Don’t ‘lady’ my bin

Gender debate in the women’s toilets

Don’t ‘lady’ my bin

The gender debate at the RUG is currently playing out in a surprising location: the women’s toilets at the Harmonie building. Specifically, on the bins. Is the bathroom graffiti a protest against gendered language? Or is the graffitier just ‘taking the piss’?
By Matej Pop-Duchev
14 October om 12:28 uur.
Laatst gewijzigd op 22 November 2020
om 16:17 uur.
October 14 at 12:28 PM.
Last modified on November 22, 2020
at 16:17 PM.

If bathroom graffiti is a bellwether for the issues that matter most to RUG students, the writing on the wall is pretty clear: don’t ‘lady’ my bin.

A gendered bin might seem like a minuscule issue, but since many people are passionate about the topic of gender, we posted a picture of the ladybin graffiti to Instagram and asked you for your own hot takes, academic research abstracts, and politically incorrect opinions.

One follower captured the issue nicely: Why would anyone gender an inanimate object? Well, RUG scholars remain divided. Gendering is instructive, some feel. Calling it a ladybin makes it clear that it’s to be used for sanitary products only. Or as one commenter puts it: ‘It’s a ladybin because people with penises don’t use it.’

And it’s true, menstruation is exclusive to the female reproductive tract. But as another Insta-follower was quick to point out: women are not the only people who have periods or use sanitary products. The lady prefix gets in the way of acknowledging trans people.
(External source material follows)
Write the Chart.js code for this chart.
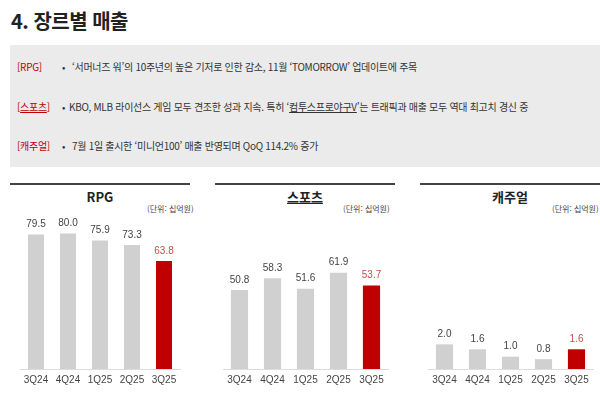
<!DOCTYPE html>
<html lang="ko">
<head>
<meta charset="utf-8">
<title>4. 장르별 매출</title>
<script src="https://cdn.jsdelivr.net/npm/chart.js@4.4.0/dist/chart.umd.min.js"></script>
<style>
    html, body { margin: 0; padding: 0; background: #fff; }
    body { width: 600px; height: 395px; position: relative; overflow: hidden;
        font-family: "Liberation Sans", "Noto Sans CJK KR", sans-serif; color: #333; }
    .title { position: absolute; left: 11px; top: 6px; font-size: 20px; font-weight: bold; color: #222;
        font-family: "Noto Sans CJK KR", sans-serif; line-height: 30px; letter-spacing: -0.5px; }
    .box { position: absolute; left: 10px; top: 45px; width: 590px; height: 122px; background: #ebebeb; }
    .row { position: absolute; left: 7px; font-size: 10px; line-height: 14px; white-space: nowrap;
        font-family: "Noto Sans CJK KR", sans-serif; letter-spacing: -0.3px; }
    .tag { color: #c00000; position: absolute; left: 0; }
    .bul { position: absolute; left: 45px; }
    .txt { position: absolute; left: 55px; }
    .u { text-decoration: underline; }
    .panel { position: absolute; top: 183px; width: 180px; height: 2px; background: #444; }
    .ptitle { position: absolute; top: 188px; width: 180px; text-align: center; font-size: 13px;
        font-weight: bold; color: #222; font-family: "Noto Sans CJK KR", sans-serif; line-height: 18px; }
    .unit { position: absolute; top: 203px; font-size: 8px; color: #444; line-height: 12px;
        font-family: "Noto Sans CJK KR", sans-serif; }
    canvas { position: absolute; top: 215px; }
</style>
</head>
<body>
<div class="title">4. 장르별 매출</div>
<div class="box">
    <div class="row" style="top: 15px;"><span class="tag">[RPG]</span><span class="bul">•</span><span class="txt">‘서머너즈 워’의 10주년의 높은 기저로 인한 감소, 11월 ‘TOMORROW’ 업데이트에 주목</span></div>
    <div class="row" style="top: 55px;"><span class="tag">[<span class="u">스포츠</span>]</span><span class="bul">•</span><span class="txt" style="left: 52px;">KBO, MLB 라이선스 게임 모두 견조한 성과 지속. 특히 ‘<span class="u">컴투스프로야구V</span>’는 트래픽과 매출 모두 역대 최고치 경신 중</span></div>
    <div class="row" style="top: 94px;"><span class="tag">[캐주얼]</span><span class="bul">•</span><span class="txt">7월 1일 출시한 ‘미니언100’ 매출 반영되며 QoQ 114.2% 증가</span></div>
</div>

<div class="panel" style="left: 10px;"></div>
<div class="panel" style="left: 215px;"></div>
<div class="panel" style="left: 420px;"></div>
<div class="ptitle" style="left: 10px;">RPG</div>
<div class="ptitle" style="left: 215px;"><span class="u">스포츠</span></div>
<div class="ptitle" style="left: 420px;">캐주얼</div>
<div class="unit" style="left: 147px;">(단위: 십억원)</div>
<div class="unit" style="left: 343px;">(단위: 십억원)</div>
<div class="unit" style="left: 552px;">(단위: 십억원)</div>

<canvas id="rpg" width="180" height="180" style="left: 10px;"></canvas>
<canvas id="sports" width="180" height="180" style="left: 215px;"></canvas>
<canvas id="casual" width="180" height="180" style="left: 420px;"></canvas>

<script>
    'use strict';

    // 분기 (x축)
    var quarters = ['3Q24', '4Q24', '1Q25', '2Q25', '3Q25'];

    // 장르별 매출 (단위: 십억원)
    var rpgSales = [79.5, 80.0, 75.9, 73.3, 63.8];
    var sportsSales = [50.8, 58.3, 51.6, 61.9, 53.7];
    var casualSales = [2.0, 1.6, 1.0, 0.8, 1.6];

    var GRAY = '#d0d0d0';
    var RED = '#c00000';
    var LABEL_RED = '#c0504d';

    // 막대 위 값 표시
    var valueLabels = {
        id: 'valueLabels',
        afterDatasetsDraw: function (chart) {
            var ctx = chart.ctx;
            var meta = chart.getDatasetMeta(0);
            var data = chart.data.datasets[0].data;
            ctx.save();
            ctx.font = '10px "Liberation Sans", sans-serif';
            ctx.textAlign = 'center';
            ctx.textBaseline = 'middle';
            meta.data.forEach(function (bar, i) {
                ctx.fillStyle = i === data.length - 1 ? LABEL_RED : '#444';
                ctx.fillText(data[i].toFixed(1), bar.x, bar.y - 10);
            });
            ctx.restore();
        }
    };

    function makeChart(id, values, yMax, pad, barPct) {
        return new Chart(document.getElementById(id), {
            type: 'bar',
            data: {
                labels: quarters,
                datasets: [{
                    data: values,
                    backgroundColor: values.map(function (v, i) {
                        return i === values.length - 1 ? RED : GRAY;
                    }),
                    barPercentage: barPct,
                    categoryPercentage: 1
                }]
            },
            options: {
                responsive: false,
                animation: false,
                devicePixelRatio: 1,
                layout: { padding: { left: pad[0], right: pad[1], top: 0, bottom: 4 } },
                plugins: {
                    legend: { display: false },
                    tooltip: { enabled: false }
                },
                scales: {
                    x: {
                        grid: { display: false, drawTicks: false },
                        border: { display: true, color: '#dcdcdc', width: 1 },
                        ticks: {
                            color: '#444',
                            padding: 5,
                            maxRotation: 0,
                            minRotation: 0,
                            autoSkip: false,
                            font: { family: '"Liberation Sans", sans-serif', size: 10 }
                        }
                    },
                    y: {
                        display: false,
                        min: 0,
                        max: yMax
                    }
                }
            },
            plugins: [valueLabels]
        });
    }

    makeChart('rpg', rpgSales, 91, [10, 10], 0.5);
    makeChart('sports', sportsSales, 99, [8, 7], 0.52);
    makeChart('casual', casualSales, 12.5, [8, 7], 0.52);
</script>
</body>
</html>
Some think that, if not exclusionary, it’s at least unnecessary to gender a bin. ‘It’s just a bin for sanitary products’, as one follower puts it. Another suggests keeping things simple and just calling it a bin.

Readers also proposed an alternative name: hygiene bin. Yay? Finding the right name for a bin is hard, as it turns out. Get it wrong and you’ll only confuse people. For example, one follower associated the word ladybin with a special waste category.

And then there were those who are just fed up with all the drama. ‘I wonder which “real” problems the critic tackles while they’re peeing’, sneers one commenter, while another wants the ‘nagging’ to stop. It’s an academic city after all, and we should be doing something more important with our time when we are sitting on the toilet!